[Haskell-cafe] Typeclass with an ‘or’ restriction.

Adam Gundry adam.gundry at strath.ac.uk
Fri May 10 17:10:07 CEST 2013


Hi Mateusz,

It's not directly possible to write a class with a choice of
superclasses; as you point out, it's not really clear what that would
mean. One workaround, though it might not be sensible in practice, is
the following.

> {-# LANGUAGE ConstraintKinds, GADTs #-}

First, reify the constraints we are interested in as types that pack up
the corresponding dictionary.
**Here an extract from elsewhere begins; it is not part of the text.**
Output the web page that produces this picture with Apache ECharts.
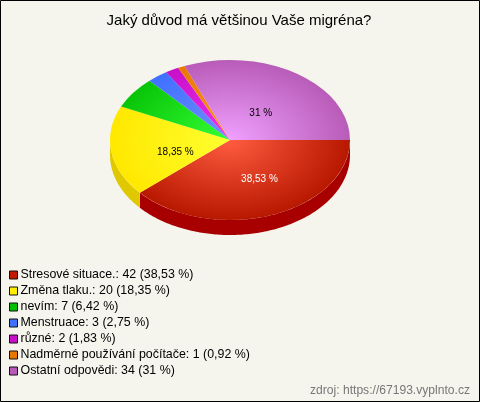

Thanks to ConstraintKinds, it's possible
to do this once and for all.

> data Dict c where
>   Dict :: c => Dict c

Now we can describe types with either Num or Eq dictionaries (or both)
as a class.  The proxy argument makes it easy to specify the type, in
the absence of explicit type application.

> class NumOrEq a where
>   numOrEq :: proxy a -> Either (Dict (Num a)) (Dict (Eq a))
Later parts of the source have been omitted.